Когда же спертый, едва пригодный для дыхания воздух подземелий становится немного свежее, я на пару секунд замираю, сосредоточенно принюхиваясь и боясь поверить своему счастью. А потом активизирую все фактически пустые резервы, отправляя все силы на передвижение. Где-то там есть выход. Уже неважно куда.
- Алексириэль? Алексириэль, свет мой, очнись!
Я приоткрываю глаза, встречаясь с мерцающей желтизной.
- Эон...
- Ну же, давай, приди в себя.
В его голосе мольба, а в глазах беспокойство. Я так скучала по нему. Я улыбаюсь и снова засыпаю, но он мягко трясет меня:
- Не отключайся, ты нужна мне, ну же...
Я честно стараюсь сосредоточиться, но его образ плывет, временами угасая совсем. Почему он так обеспокоен?
Знакомые руки охватывают меня, поднимают в попытке поставить на ноги. Мы покачиваемся, едва удержавшись, чтоб не упасть. Он играет? Я снова пытаюсь улыбнуться.
- Давай же, обними меня, - шепчет мужчина, забрасывая мои руки себе на плечи. - Аль, сосредоточься, мне нужна твоя помощь.
Его голос хрипл и кажется совсем севшим.
Я все же сцепливаю руки, обхватывая его шею, и умиротворенно роняю голову на его плечо. Бусины в его волосах отзываются тихим перезвоном.
Неизвестно как он исхитряется перехватить меня под колени и поднять на руки. Мы снова опасно покачиваемся, и именно это еще на пару секунд приводит меня в себя.
- Ты только держись, хорошо? - шепчет он. - Только держись.
Машина подскакивает на выбоине и от запястий расходится волна жжения, заставляя чуть слышно застонать.
- Прости.
Да конечно. Дважды.
Приподнимаю руки, чтобы осмотреть насколько все плохо и замираю.
Запястья перебинтованы и отчетливо пахнут мазями. Я в просторной больничной рубашке. А в машине - стойкий запах крови.
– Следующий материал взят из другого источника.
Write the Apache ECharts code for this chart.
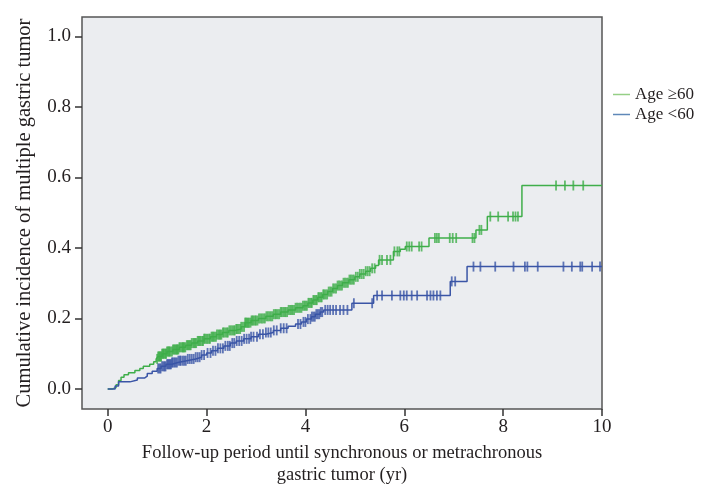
<!DOCTYPE html>
<html>
<head>
<meta charset="utf-8">
<script src="https://cdn.jsdelivr.net/npm/echarts@6/dist/echarts.min.js"></script>
<style>html,body{margin:0;padding:0;background:#fff}#c{width:708px;height:496px}</style>
</head>
<body>
<div id="c"></div>
<script>
// Step-curve event points [time (yr), cumulative incidence]
var ageGe60Steps = [
  [0,0],[0.1,0.004],[0.17,0.012],[0.22,0.024],[0.27,0.033],[0.33,0.04],[0.42,0.046],[0.55,0.052],
  [0.65,0.058],[0.72,0.064],[0.85,0.07],[0.93,0.077],[0.98,0.085],[1.02,0.092],[1.1,0.1],[1.2,0.106],
  [1.32,0.112],[1.45,0.118],[1.58,0.124],[1.7,0.13],[1.82,0.136],[1.95,0.142],[2.08,0.148],[2.2,0.154],
  [2.32,0.16],[2.45,0.166],[2.58,0.17],[2.7,0.176],[2.78,0.188],[2.9,0.194],[3.05,0.2],[3.2,0.206],
  [3.35,0.212],[3.5,0.218],[3.65,0.224],[3.8,0.23],[3.95,0.236],[4.05,0.244],[4.15,0.252],[4.25,0.26],
  [4.35,0.268],[4.45,0.276],[4.55,0.285],[4.65,0.293],[4.75,0.301],[4.88,0.31],[5.0,0.318],[5.1,0.326],
  [5.22,0.334],[5.32,0.342],[5.42,0.35],[5.48,0.366],[5.78,0.39],[5.92,0.396],[6.02,0.404],
  [6.5,0.428],[7.45,0.451],[7.68,0.489],[8.38,0.577],[10,0.577]
];
var ageLt60Steps = [
  [0,0],[0.15,0.008],[0.22,0.02],[0.45,0.025],[0.6,0.031],[0.75,0.036],[0.8,0.044],[0.9,0.05],
  [1.0,0.058],[1.08,0.064],[1.18,0.07],[1.3,0.075],[1.42,0.08],[1.6,0.085],[1.78,0.09],[1.9,0.096],
  [2.0,0.102],[2.1,0.108],[2.22,0.115],[2.35,0.122],[2.48,0.13],[2.6,0.136],[2.75,0.142],[2.9,0.148],
  [3.05,0.155],[3.2,0.16],[3.35,0.166],[3.5,0.172],[3.65,0.178],[3.8,0.184],[3.92,0.19],[4.02,0.198],
  [4.12,0.205],[4.2,0.212],[4.3,0.218],[4.37,0.224],[4.94,0.243],[5.38,0.265],[6.93,0.305],[7.27,0.347],
  [10,0.347]
];
// Censoring times (yr)
var ageGe60Censored = [
  1.0,1.02,1.04,1.05,1.07,1.08,1.1,1.12,1.13,1.15,1.17,1.18,1.2,1.22,1.24,1.25,1.27,1.3,1.32,1.34,1.36,1.38,
  1.4,1.41,1.43,1.45,1.47,1.5,1.52,1.53,1.55,1.57,1.6,1.62,1.64,1.66,1.68,1.7,1.73,1.75,1.77,1.79,1.82,
  1.84,1.86,1.88,1.91,1.93,1.95,1.97,2.0,2.02,2.05,2.07,2.1,2.12,2.14,2.16,2.19,2.21,2.24,2.26,2.28,2.3,
  2.33,2.35,2.38,2.41,2.43,2.46,2.49,2.52,2.55,2.57,2.6,2.62,2.65,2.68,2.7,2.73,2.76,2.78,2.8,2.82,2.84,
  2.86,2.89,2.91,2.93,2.95,2.98,3.0,3.03,3.06,3.09,3.12,3.15,3.18,3.21,3.24,3.27,3.3,3.33,3.36,3.39,3.41,
  3.44,3.47,3.5,3.52,3.55,3.58,3.6,3.63,3.66,3.69,3.72,3.74,3.77,3.8,3.83,3.86,3.89,3.92,3.95,3.98,4.0,
  4.03,4.06,4.08,4.11,4.13,4.16,4.18,4.21,4.23,4.26,4.28,4.31,4.33,4.36,4.38,4.41,4.44,4.47,4.5,4.53,
  4.56,4.59,4.62,4.65,4.68,4.71,4.74,4.77,4.8,4.83,4.86,4.89,4.92,4.95,4.98,5.02,5.06,5.1,5.14,5.18,
  5.22,5.26,5.3,5.35,5.4,5.5,5.55,5.65,5.72,5.8,5.86,5.9,6.05,6.1,6.15,6.3,6.35,6.62,6.66,6.7,
  6.92,6.98,7.05,7.38,7.42,7.52,7.56,7.74,7.9,8.1,8.2,8.25,8.3,9.07,9.25,9.42,9.62
];
var ageLt60Censored = [
  1.02,1.05,1.07,1.1,1.13,1.15,1.17,1.2,1.22,1.24,1.26,1.28,1.3,1.32,1.35,1.37,1.4,1.43,1.46,1.48,1.52,
  1.55,1.58,1.62,1.66,1.7,1.74,1.78,1.82,1.86,1.9,1.95,2.02,2.08,2.13,2.18,2.23,2.28,2.33,2.38,2.43,2.47,
  2.52,2.56,2.61,2.66,2.71,2.76,2.81,2.86,2.9,2.95,3.02,3.08,3.14,3.2,3.25,3.3,3.36,3.42,3.5,3.56,3.62,
  3.85,3.9,3.96,4.0,4.05,4.1,4.13,4.16,4.19,4.22,4.25,4.28,4.31,4.34,4.4,4.45,4.5,4.56,4.62,4.7,4.77,
  4.85,4.98,5.35,5.45,5.55,5.75,5.92,5.99,6.05,6.15,6.26,6.46,6.53,6.59,6.66,6.73,6.96,7.03,7.4,7.54,
  7.84,8.21,8.44,8.49,8.7,9.22,9.39,9.56,9.6,9.8,9.96
];
var xTicks = [0,2,4,6,8,10];
var yTicks = [0,0.2,0.4,0.6,0.8,1.0];
var seriesNames = ['Age \u226560','Age <60'];

function valueAt(steps, t){
  var v = steps[0][1];
  for (var i=0;i<steps.length;i++){ if (steps[i][0] <= t) v = steps[i][1]; }
  return v;
}
function censorPoints(steps, times){
  return times.map(function(t){ return [t, valueAt(steps,t)]; });
}

var FONT = 'Liberation Serif';
var TXT = '#231f20';
var GREEN = '#3fae4a', BLUE = '#3a55a6';
var GREEN_L = '#95cf86', BLUE_L = '#5f88b8';

var chart = echarts.init(document.getElementById('c'), null, {renderer:'canvas'});
chart.setOption({
  animation:false,
  backgroundColor:'#ffffff',
  grid:{left:82, top:17, width:520, height:392, show:true, backgroundColor:'#ebedf0', borderColor:'#555555', borderWidth:1.5},
  legend:{
    data:seriesNames, orient:'vertical', left:608, top:81, icon:'rect', itemWidth:17, itemHeight:1.5,
    itemGap:3, textStyle:{fontFamily:FONT, fontSize:17, color:TXT, lineHeight:17}
  },
  xAxis:{
    type:'value', min:-0.52, max:10,
    axisLine:{show:false, onZero:false}, splitLine:{show:false},
    axisTick:{show:true, customValues:xTicks, length:7, lineStyle:{color:'#333', width:1.5}},
    axisLabel:{customValues:xTicks, margin:9, fontFamily:FONT, fontSize:19, color:TXT},
    name:'Follow-up period until synchronous or metrachronous\ngastric tumor (yr)',
    nameLocation:'middle', nameGap:31,
    nameTextStyle:{fontFamily:FONT, fontSize:18.5, color:TXT, lineHeight:22}
  },
  yAxis:{
    type:'value', min:-0.057, max:1.055,
    axisLine:{show:false, onZero:false}, splitLine:{show:false},
    axisTick:{show:true, customValues:yTicks, length:7, lineStyle:{color:'#333', width:1.5}},
    axisLabel:{customValues:yTicks, margin:11, fontFamily:FONT, fontSize:19, color:TXT,
      formatter:function(v){return v.toFixed(1);}},
    name:'Cumulative incidence of multiple gastric tumor',
    nameLocation:'middle', nameGap:47,
    nameTextStyle:{fontFamily:FONT, fontSize:20.5, color:TXT}
  },
  series:[
    {name:seriesNames[0], type:'line', data:[], color:GREEN_L, lineStyle:{color:GREEN_L}},
    {name:seriesNames[1], type:'line', data:[], color:BLUE_L, lineStyle:{color:BLUE_L}},
    {name:'g', type:'line', step:'end', data:ageGe60Steps, showSymbol:false, lineStyle:{color:GREEN, width:1.5}, color:GREEN, z:3},
    {name:'b', type:'line', step:'end', data:ageLt60Steps, showSymbol:false, lineStyle:{color:BLUE, width:1.5}, color:BLUE, z:3},
    {name:'gc', type:'scatter', data:censorPoints(ageGe60Steps, ageGe60Censored), symbol:'rect', symbolSize:[1.8,10], itemStyle:{color:GREEN}, z:4, silent:true},
    {name:'bc', type:'scatter', data:censorPoints(ageLt60Steps, ageLt60Censored), symbol:'rect', symbolSize:[1.8,10], itemStyle:{color:BLUE}, z:4, silent:true}
  ]
});
</script>
</body>
</html>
И салон другой. Что...
- Мы скоро выедем на шоссе, - обеспокоенно оглянувшись назад, сообщает он. - Там дорога ровнее. Ты потерпи немного, хорошо?
Он снова отворачивается, звякнув бусинами в волосах. Я сосредотачиваю на нем взгляд. Его одежда порвана, измазана в чем-то черном (да что там в «чем-то», сомнений нет - это кровь). А оголенные их-за висящих лохмотьями рукавов запястья охватывают широкие алые шрамы.
Я... совсем ничего не понимаю.
- К... Куда ты везешь меня? - я ужасаюсь собственному хрипящему голосу.
- У меня есть знакомый ангел. Он поможет тебе. Или ты предпочла бы остаться в больнице? - он отвлекается, выполняя сложный, весьма крутой поворот.
Я пытаюсь принять сидячее положение. Почему он увозит меня? Почему он весь в крови, а на руках шрамы? Сколько времени я была без сознания? И что заставило его... откуда это прежнее тепло в его голосе? Доброта и нежность в глазах?
Мужчина перегибается к соседнему сидению, лезет в бардачок, что-то ищет. Бормочет ругательства, останавливает машину и снова лезет в бардачок. Его волосы цвета воронова крыла, доходящие до середины спины, рассыпаются потемневшими от крови неопрятными прядями. Бусины снова издают едва слышный, мелодичный перезвон. Темно-темно-алые, они все же не являются матово черными, как прежде. Я замираю, пораженная осознанием.
Это... не он.
То есть, это - он. Вот сейчас, здесь, это он, настоящий.
- Эон...
- М? - он оборачивается, обеспокоенно глядя на меня мерцающими желтизной глазами и слегка приподняв брови.
Его излюбленный жест.
И я не удерживаюсь. Быстро склоняюсь навстречу и немного заполошно касаюсь его губ своими. Я... я так скучала.
Он отвечает на поцелуй со всей той нежностью, которой мне так не хватало. Едва ощутимо пробежав по моим волосам своим фирменным жестом, мужчина отстраняется:
- Нам нужно ехать. Тебе нужно лечение.
Я покладисто киваю, успокоено прикрыв глаза. Я в безопасности. С ним - хоть на край света.
Но... как я могла так ошибиться? Как... я могла не заметить? Я ведь действительно думала, что он меня предал!
- П... Прости.
- М? - он снова отвлекается от копошения в бардачке и на миг оглядывается на меня. - За что?
- Я... - опускаю голову, не в силах смотреть на него. - Я думала, ты меня предал.